Firstly, it's rather unusual for a girl to just make friends with two lads. I assume, seeing as the first question they ask her is her age, that they are either in school still, or have been dragged up and have no concept of what is an inappropriate question to ask a lady. For the sake of a keen hope in the standards of humanity, we will base further analysis on the assumption that the lads are indeed just kids. Now, having been a kid myself, I find the concept of a girl befriending two boys totally alien. In reality if she said hello they would have chased her up the field with hurleys.
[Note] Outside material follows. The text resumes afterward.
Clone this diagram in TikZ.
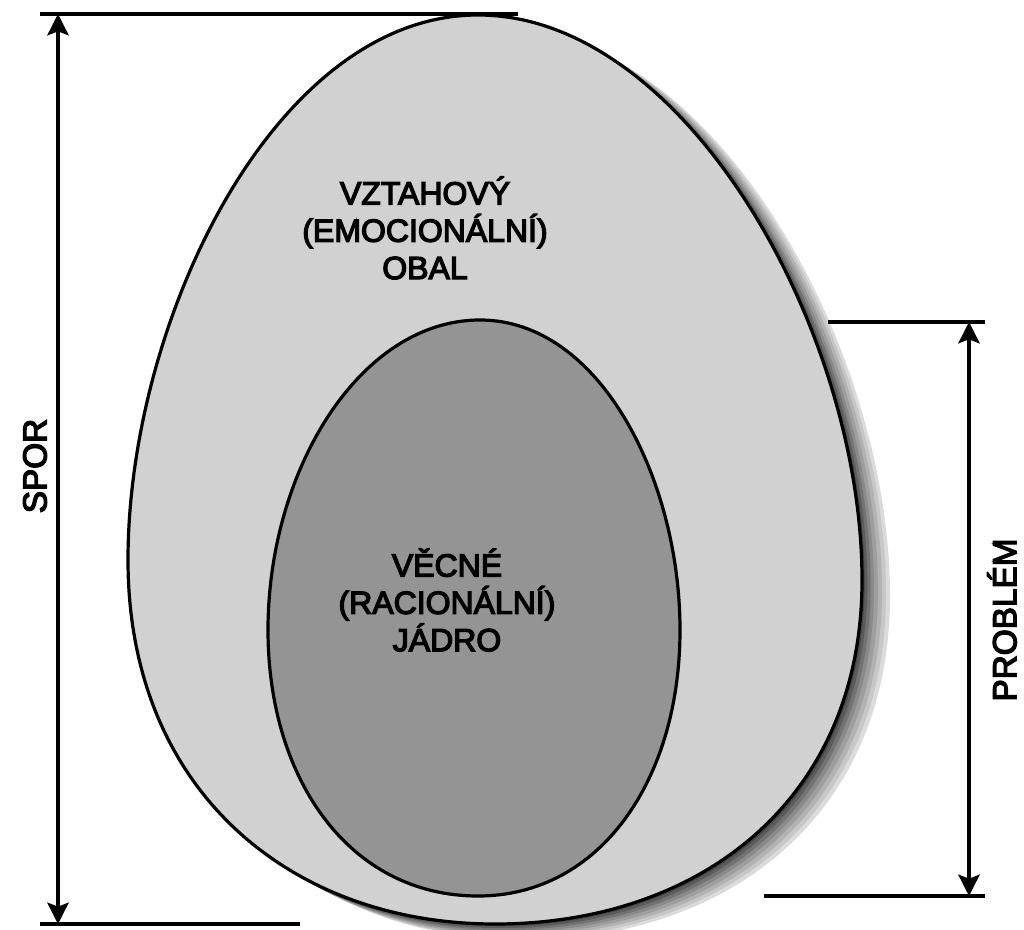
\documentclass[tikz,border=0pt]{standalone}
\usepackage{fontspec}
\setmainfont{Liberation Sans}
\newfontfamily\labfont[FakeBold=4]{Liberation Sans}
\usetikzlibrary{arrows.meta}
\newcommand\eggOuter[1]{\path[#1] (478,15) .. controls (685,15) and (862,330) .. (862,580) .. controls (862,800) and (700,924) .. (495,924) .. controls (290,924) and (128,790) .. (128,560) .. controls (128,320) and (275,15) .. cycle;}
\newcommand\eggInner[1]{\path[#1] (480,320) .. controls (600,320) and (680,480) .. (680,630) .. controls (680,780) and (600,896) .. (478,896) .. controls (350,896) and (268,780) .. (268,630) .. controls (268,470) and (360,320) .. cycle;}
\tikzset{
  dimline/.style={draw=black, line width=2.6pt},
  dimarrow/.style={draw=black, line width=2.6pt, {Stealth[length=16pt,width=16pt,inset=3pt]}-{Stealth[length=16pt,width=16pt,inset=3pt]}},
  eggline/.style={draw=black, line width=2.4pt},
  label/.style={font=\labfont\fontsize{24}{28}\selectfont, align=center, inner sep=0pt},
  sidelabel/.style={font=\labfont\fontsize{25}{28}\selectfont, rotate=90, inner sep=0pt},
  shadowlayer/.style={fill=black!#1}
}
\begin{document}
\begin{tikzpicture}[x=0.75pt,y=-0.75pt]
\useasboundingbox (0,0) rectangle (1024,930);
% soft cast shadow to lower right (light outer band to dark inner band)
\eggOuter{shadowlayer=14, xshift=21pt, yshift=-12pt}
\eggOuter{shadowlayer=22, xshift=18pt, yshift=-10.5pt}
\eggOuter{shadowlayer=30, xshift=15pt, yshift=-9pt}
\eggOuter{shadowlayer=38, xshift=12pt, yshift=-7.5pt}
\eggOuter{shadowlayer=46, xshift=9pt, yshift=-6pt}
\eggOuter{shadowlayer=55, xshift=6.5pt, yshift=-4.5pt}
\eggOuter{shadowlayer=64, xshift=4pt, yshift=-3pt}
\eggOuter{shadowlayer=72, xshift=2pt, yshift=-1.5pt}
\eggOuter{fill=black!18, eggline}
\eggInner{fill=black!42, eggline}
% labels
\node[label] (outerlab) at (425,228) {VZTAHOVÝ\\(EMOCIONÁLNÍ)\\OBAL};
\node[label] (innerlab) at (447,600) {VĚCNÉ\\(RACIONÁLNÍ)\\JÁDRO};
% left dimension
\coordinate (sporTop) at (58,14);
\coordinate (sporBot) at (58,924);
\coordinate (topL) at (40,14);
\coordinate (topR) at (518,14);
\coordinate (botL) at (40,924);
\coordinate (botR) at (300,924);
\draw[dimline] (topL) -- (topR);
\draw[dimline] (botL) -- (botR);
\draw[dimarrow] (sporTop) -- (sporBot);
\node[sidelabel] (spor) at (35,466) {SPOR};
% right dimension
\coordinate (probTop) at (969,322);
\coordinate (probBot) at (969,896);
\coordinate (rtL) at (828,322);
\coordinate (rtR) at (985,322);
\coordinate (rbL) at (764,896);
\coordinate (rbR) at (985,896);
\draw[dimline] (rtL) -- (rtR);
\draw[dimline] (rbL) -- (rbR);
\draw[dimarrow] (probTop) -- (probBot);
\node[sidelabel] (prob) at (1002,620) {PROBLÉM};
\end{tikzpicture}
\end{document}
So from the get go, the question is absurd.

Secondly, this is 2015. Even if they did decide to enjoy each others company, there is no way the three of them spent more than a minute together without whipping out their phones to give each other the add on facebook. At which point they would have seen not only Cheryls birth date, but also her relationship status, her extended family, preferred reading material, embarrassing celebrity crushes and the last time she checked in at the gym. Go Cheryl. 

Thirdly, I've never met a child with self assurance as developed as Cheryl's. When one meets two new lads, one does not coyly lick ones lips and present them with a brain boggling conundrum. Normal people are too preoccupied with the state of their hair and whether they have food in their teeth to come up with ridiculous mind teasers. And what ten year old has the presence of mind to play the lads off each other, planting material so that the guy with the higher IQ will eventually be revealed and thus a potential suitor identified. It's just all a bit unrealistic, no?

Finally, what Singaporean couples are going around naming their kids Cheryl, Albert and Bernard? I'm all for embracing foreign culture and all the rest of it but...ah here!